⟨
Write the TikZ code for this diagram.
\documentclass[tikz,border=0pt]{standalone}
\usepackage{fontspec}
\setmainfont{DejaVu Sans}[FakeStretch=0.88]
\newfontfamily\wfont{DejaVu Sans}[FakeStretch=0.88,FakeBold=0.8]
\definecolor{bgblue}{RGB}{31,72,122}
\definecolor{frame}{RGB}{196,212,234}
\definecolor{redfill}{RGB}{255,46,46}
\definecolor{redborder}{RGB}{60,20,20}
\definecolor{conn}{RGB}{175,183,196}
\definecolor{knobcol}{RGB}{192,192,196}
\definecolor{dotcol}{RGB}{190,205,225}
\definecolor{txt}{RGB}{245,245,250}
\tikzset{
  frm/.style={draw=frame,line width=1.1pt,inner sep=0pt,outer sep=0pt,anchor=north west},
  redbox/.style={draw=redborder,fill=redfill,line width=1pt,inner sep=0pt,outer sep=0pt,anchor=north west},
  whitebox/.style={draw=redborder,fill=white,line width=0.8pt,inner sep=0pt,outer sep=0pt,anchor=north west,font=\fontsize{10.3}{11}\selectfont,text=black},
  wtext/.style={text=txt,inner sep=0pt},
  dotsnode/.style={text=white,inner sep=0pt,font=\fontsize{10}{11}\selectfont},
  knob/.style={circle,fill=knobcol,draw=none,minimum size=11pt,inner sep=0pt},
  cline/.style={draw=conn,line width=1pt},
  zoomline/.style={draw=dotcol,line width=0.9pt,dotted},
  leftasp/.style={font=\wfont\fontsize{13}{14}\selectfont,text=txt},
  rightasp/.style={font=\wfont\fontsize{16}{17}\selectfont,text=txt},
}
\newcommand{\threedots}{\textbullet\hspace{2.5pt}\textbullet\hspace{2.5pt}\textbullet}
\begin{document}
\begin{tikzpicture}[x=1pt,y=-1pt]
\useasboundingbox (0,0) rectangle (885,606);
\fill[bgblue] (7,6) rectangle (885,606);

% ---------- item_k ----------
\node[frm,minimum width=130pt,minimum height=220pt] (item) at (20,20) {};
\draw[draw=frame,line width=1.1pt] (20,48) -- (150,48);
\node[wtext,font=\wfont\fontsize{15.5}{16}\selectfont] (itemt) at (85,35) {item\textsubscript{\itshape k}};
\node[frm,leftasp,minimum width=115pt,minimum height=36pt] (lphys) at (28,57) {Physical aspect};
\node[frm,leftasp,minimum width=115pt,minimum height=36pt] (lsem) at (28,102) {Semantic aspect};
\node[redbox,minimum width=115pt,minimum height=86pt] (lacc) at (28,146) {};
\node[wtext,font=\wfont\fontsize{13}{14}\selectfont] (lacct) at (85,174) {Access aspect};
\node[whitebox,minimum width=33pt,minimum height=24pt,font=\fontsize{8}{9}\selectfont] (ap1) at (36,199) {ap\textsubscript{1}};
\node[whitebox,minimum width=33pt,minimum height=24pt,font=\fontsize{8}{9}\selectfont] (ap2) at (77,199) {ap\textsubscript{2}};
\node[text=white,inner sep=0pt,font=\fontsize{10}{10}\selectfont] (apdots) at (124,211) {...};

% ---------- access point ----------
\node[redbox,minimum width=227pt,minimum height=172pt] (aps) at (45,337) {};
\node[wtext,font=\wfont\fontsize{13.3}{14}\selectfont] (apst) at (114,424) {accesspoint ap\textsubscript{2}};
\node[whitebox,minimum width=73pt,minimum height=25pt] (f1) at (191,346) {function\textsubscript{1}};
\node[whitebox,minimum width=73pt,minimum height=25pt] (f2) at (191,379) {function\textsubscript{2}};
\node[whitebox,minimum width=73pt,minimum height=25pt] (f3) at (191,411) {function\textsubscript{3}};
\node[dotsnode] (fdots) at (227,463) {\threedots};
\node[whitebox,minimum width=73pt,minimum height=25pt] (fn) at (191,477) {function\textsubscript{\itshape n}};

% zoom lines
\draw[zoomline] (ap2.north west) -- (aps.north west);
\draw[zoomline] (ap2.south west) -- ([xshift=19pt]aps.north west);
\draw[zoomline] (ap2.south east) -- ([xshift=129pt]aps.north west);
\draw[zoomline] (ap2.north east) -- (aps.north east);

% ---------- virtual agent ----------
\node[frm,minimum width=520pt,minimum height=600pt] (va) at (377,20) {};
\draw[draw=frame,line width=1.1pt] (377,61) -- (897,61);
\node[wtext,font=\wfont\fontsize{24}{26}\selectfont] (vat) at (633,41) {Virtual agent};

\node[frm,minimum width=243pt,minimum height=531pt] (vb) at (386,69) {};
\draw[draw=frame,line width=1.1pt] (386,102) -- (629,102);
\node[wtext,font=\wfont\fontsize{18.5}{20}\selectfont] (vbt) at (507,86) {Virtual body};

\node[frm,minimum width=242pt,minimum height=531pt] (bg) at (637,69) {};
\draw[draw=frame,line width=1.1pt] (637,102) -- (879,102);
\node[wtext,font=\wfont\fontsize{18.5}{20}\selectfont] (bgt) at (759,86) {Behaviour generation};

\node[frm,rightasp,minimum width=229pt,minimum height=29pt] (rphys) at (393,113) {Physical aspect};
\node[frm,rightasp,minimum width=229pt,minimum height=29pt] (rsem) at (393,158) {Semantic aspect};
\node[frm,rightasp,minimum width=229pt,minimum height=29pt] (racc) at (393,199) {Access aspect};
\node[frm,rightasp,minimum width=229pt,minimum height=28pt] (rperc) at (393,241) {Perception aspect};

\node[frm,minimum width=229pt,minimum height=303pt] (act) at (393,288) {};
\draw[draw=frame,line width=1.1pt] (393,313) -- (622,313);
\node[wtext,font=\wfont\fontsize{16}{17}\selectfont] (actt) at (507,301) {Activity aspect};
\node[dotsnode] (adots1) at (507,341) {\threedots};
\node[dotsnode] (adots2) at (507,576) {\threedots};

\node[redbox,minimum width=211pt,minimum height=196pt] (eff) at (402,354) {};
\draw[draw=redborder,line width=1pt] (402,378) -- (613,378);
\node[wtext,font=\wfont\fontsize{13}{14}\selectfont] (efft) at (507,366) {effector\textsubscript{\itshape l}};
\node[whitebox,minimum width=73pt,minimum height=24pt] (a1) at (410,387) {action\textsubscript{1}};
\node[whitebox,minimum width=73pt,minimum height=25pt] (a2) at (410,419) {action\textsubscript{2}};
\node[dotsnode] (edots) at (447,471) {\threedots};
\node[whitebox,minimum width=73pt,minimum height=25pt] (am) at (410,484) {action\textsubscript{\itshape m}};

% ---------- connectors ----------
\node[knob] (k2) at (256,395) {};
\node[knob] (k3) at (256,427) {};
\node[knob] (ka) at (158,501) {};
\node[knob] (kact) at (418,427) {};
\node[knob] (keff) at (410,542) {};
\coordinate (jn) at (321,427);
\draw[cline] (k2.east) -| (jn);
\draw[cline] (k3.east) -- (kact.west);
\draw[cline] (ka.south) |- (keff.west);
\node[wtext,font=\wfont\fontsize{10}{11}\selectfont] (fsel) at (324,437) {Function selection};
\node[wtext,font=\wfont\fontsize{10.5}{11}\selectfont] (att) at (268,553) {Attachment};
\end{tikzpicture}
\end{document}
⟩
⟨
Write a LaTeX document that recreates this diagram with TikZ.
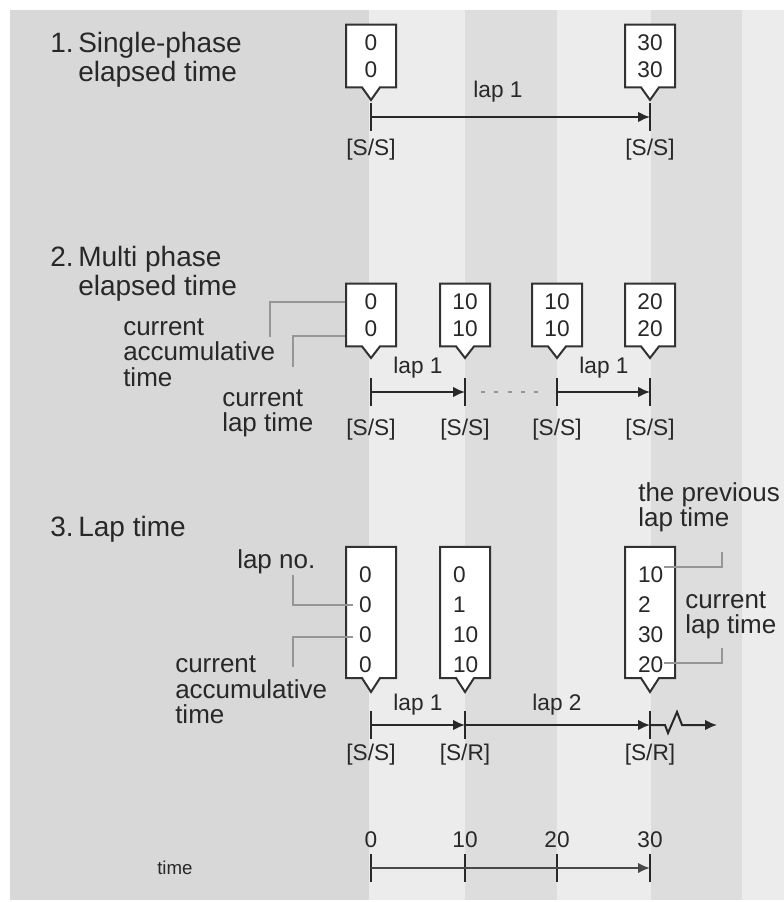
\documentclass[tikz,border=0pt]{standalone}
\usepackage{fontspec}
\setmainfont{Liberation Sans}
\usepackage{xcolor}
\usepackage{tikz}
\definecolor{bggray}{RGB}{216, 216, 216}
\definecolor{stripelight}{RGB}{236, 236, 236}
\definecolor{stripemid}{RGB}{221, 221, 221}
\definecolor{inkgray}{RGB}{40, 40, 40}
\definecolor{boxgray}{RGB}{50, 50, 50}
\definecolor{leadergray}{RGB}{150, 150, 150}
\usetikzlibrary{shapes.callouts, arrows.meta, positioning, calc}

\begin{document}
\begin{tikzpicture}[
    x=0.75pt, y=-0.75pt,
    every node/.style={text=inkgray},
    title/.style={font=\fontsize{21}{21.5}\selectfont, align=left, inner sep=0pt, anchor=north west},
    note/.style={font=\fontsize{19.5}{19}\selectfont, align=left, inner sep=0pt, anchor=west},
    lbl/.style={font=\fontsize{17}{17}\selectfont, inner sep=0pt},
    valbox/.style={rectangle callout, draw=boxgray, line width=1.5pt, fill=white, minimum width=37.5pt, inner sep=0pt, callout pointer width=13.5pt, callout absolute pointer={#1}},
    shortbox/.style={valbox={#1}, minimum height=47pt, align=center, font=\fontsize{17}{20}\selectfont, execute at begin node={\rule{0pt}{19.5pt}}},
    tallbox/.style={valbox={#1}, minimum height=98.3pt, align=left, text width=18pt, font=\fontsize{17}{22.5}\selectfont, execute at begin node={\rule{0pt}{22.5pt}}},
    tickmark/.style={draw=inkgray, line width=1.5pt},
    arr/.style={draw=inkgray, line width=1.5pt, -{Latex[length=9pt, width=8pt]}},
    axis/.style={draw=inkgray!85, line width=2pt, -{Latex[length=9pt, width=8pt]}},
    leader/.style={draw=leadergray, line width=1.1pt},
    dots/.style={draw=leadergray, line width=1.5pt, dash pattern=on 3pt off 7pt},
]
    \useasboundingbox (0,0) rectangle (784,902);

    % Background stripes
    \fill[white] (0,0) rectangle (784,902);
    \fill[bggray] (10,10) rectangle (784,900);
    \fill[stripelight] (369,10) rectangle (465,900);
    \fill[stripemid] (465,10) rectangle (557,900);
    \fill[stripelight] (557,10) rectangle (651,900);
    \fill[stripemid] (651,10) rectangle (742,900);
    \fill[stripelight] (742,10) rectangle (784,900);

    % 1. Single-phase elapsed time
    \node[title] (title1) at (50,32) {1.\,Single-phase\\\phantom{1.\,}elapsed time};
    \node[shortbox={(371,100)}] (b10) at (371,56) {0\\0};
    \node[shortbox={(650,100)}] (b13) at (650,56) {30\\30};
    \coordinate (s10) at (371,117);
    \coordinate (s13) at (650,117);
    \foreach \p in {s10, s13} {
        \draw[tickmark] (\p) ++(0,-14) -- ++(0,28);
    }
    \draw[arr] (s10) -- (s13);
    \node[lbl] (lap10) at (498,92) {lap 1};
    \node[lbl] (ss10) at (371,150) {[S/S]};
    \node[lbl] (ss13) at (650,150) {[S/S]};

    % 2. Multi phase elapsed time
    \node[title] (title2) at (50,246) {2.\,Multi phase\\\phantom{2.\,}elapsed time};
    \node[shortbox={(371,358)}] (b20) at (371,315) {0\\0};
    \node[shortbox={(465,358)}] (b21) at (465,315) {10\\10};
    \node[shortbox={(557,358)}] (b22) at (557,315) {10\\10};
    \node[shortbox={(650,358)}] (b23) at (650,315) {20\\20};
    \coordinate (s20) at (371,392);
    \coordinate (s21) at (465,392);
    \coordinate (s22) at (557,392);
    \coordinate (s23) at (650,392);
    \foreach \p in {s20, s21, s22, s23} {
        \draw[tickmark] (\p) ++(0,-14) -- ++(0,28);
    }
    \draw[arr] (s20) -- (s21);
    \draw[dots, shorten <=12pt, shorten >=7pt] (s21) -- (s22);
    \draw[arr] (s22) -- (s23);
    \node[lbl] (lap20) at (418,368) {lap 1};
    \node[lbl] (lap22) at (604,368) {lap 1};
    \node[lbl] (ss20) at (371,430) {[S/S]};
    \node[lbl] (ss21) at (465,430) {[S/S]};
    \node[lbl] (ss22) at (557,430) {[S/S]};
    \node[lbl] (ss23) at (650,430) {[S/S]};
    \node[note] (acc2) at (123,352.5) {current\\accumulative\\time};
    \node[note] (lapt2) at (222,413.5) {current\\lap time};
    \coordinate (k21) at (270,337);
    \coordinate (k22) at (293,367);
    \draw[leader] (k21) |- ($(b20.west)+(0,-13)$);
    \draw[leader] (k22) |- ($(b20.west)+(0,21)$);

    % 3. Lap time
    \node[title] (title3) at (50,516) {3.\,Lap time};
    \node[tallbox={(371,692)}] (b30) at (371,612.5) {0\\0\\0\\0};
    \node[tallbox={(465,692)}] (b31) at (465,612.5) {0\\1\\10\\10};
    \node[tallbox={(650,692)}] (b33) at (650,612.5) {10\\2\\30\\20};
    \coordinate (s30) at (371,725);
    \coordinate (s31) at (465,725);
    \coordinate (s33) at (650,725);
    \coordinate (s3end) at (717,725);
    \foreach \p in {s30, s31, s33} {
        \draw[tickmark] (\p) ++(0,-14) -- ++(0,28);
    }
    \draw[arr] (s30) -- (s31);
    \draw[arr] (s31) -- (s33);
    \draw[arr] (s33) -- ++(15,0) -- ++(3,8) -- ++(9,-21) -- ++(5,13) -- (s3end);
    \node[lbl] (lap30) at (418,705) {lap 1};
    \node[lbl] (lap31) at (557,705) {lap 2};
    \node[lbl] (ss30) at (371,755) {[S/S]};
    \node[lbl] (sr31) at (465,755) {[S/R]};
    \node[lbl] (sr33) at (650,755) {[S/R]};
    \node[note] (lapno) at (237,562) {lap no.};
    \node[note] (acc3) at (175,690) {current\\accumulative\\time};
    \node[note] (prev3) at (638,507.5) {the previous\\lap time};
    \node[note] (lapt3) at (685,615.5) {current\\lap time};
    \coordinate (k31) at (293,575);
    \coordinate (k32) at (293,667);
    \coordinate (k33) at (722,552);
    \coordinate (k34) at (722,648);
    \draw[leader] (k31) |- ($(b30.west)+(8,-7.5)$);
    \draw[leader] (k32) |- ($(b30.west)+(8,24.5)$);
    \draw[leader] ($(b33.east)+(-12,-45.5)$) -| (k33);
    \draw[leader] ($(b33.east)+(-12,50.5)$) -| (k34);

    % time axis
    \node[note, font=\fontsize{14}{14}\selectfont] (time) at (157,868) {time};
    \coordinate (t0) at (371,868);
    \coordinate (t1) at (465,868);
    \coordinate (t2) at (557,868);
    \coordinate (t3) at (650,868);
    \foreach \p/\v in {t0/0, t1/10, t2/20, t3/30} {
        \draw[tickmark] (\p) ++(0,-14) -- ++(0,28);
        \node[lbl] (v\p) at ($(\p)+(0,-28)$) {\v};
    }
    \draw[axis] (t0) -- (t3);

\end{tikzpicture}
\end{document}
⟩
Copy all the lines above that hold the string "diagram".

Write the TikZ code for this diagram.
Write a LaTeX document that recreates this diagram with TikZ.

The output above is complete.